I’m not sure of the best way to handle it when I read an article or hear a story like this. (And there are many others, and the targets can be other minority groups as well, of course: most typically African Americans, Latinos (generally in the form of anti-immigrant sentiment), Muslims in addition to Jews.) I don’t know if I should post it here, tell as many people as I can about about it, spread the word so that the evil of these people is exposed, so that we are very clear about who they are and what their goals are. Or is that just giving them free publicity, another platform from which to spread their hateful message? Ignoring them isn’t going to make them go away, but by publicizing every vile thing they do, are we building them up? I’m genuinely torn and am curious to hear what other think.
Then we have something like this. A&E is about to air a new show called Generation KKK, which is basically a reality show (they call it a docu-series) about high-ranking Klan members and their families. A&E’s general manager told the NY Times that, “We certainly didn’t want the show to be seen as a platform for the views of the KKK. The only political agenda is that we really do stand against hate.” We’ll have to see how these KKK members are portrayed once the show starts airing, but it’s hard to see how this isn’t an enormous opportunity for them to get their message out to those who are open to hearing it.
One possible note of redemption, the producers stressed in their interview with the NY Times that they are hoping this series might help free the children of these Klan members from the “destructive” environment, and they involved anti-hate activists in the filming in order to try to influence the views the participants.
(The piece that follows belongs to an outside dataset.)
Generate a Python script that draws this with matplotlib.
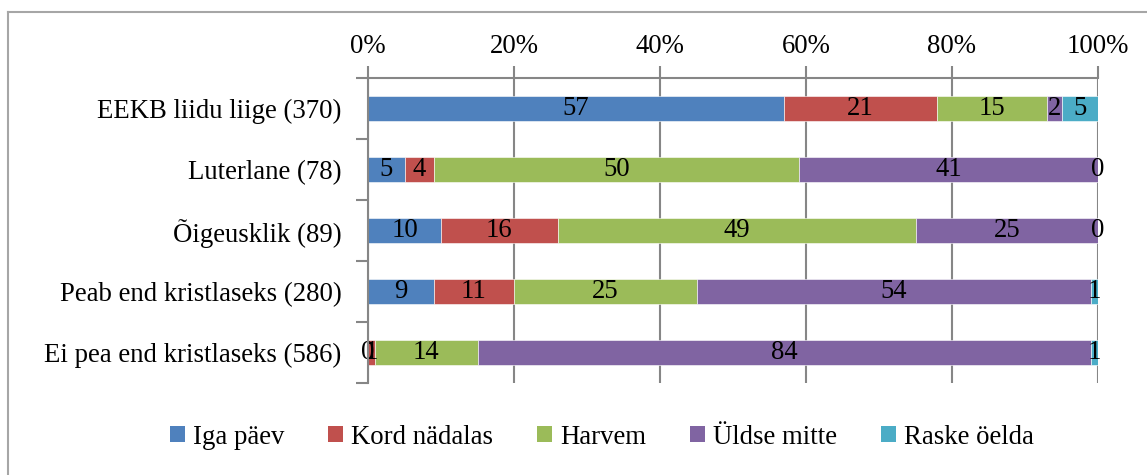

The filmmakers also incorporated the anti-hate activists Daryle Lamont Jenkins, Arno Michaelis and Bryon Widner as they tried to persuade members to leave the Klan — or at least to leave their children out of it.
The point about the children was powerful to me, because there was one thing I read during the very long election season that always stuck with me: a Washington Post article about a now-27 year old who was raised by white supremacists, surrounded his whole childhood by the world of white supremacists, and never had any exposure to anything different. That article, “The White Flight of Derek Black” tells the story of how he finally escaped that world when he went away to college. (I’ve wondered ever since why his parents permitted him to go to a “regular” college). The best, most fascinating part – especially in light of where this post started – is that his “awakening” began when a college acquaintance invited him to a weekly Shabbat dinner, and Derek accepted. If you find that story interesting, you can also read Derek’s own words about why he left white nationalism, here in this NY Times Opinion piece he authored.
So what do you think – what’s the best way to handle these people? Expose them, or deprive them of all oxygen??
12/23 update: In response to powerful backlash, A&E has made some changes to its KKK “docu-series,” including changing the title
12/24 further update: A&E has now cancelled the docu-series upon discovering that some of the show’s participants were paid by producers, which is against network policy. But you have to wonder if A&E wasn’t relieved to find a way out after the intense backlash the show had caused this past week. As I mentioned above, I was somewhat torn on the idea of this show: would it help expose these groups and possibly help us understand how to fight them? Or was it just helping them get their message out?? But I lean toward thinking it’s a good thing that we won’t be seeing a reality show featuring the KKK, as reality shows almost always seem to make stars out of their participants, no matter how unlikely they may be.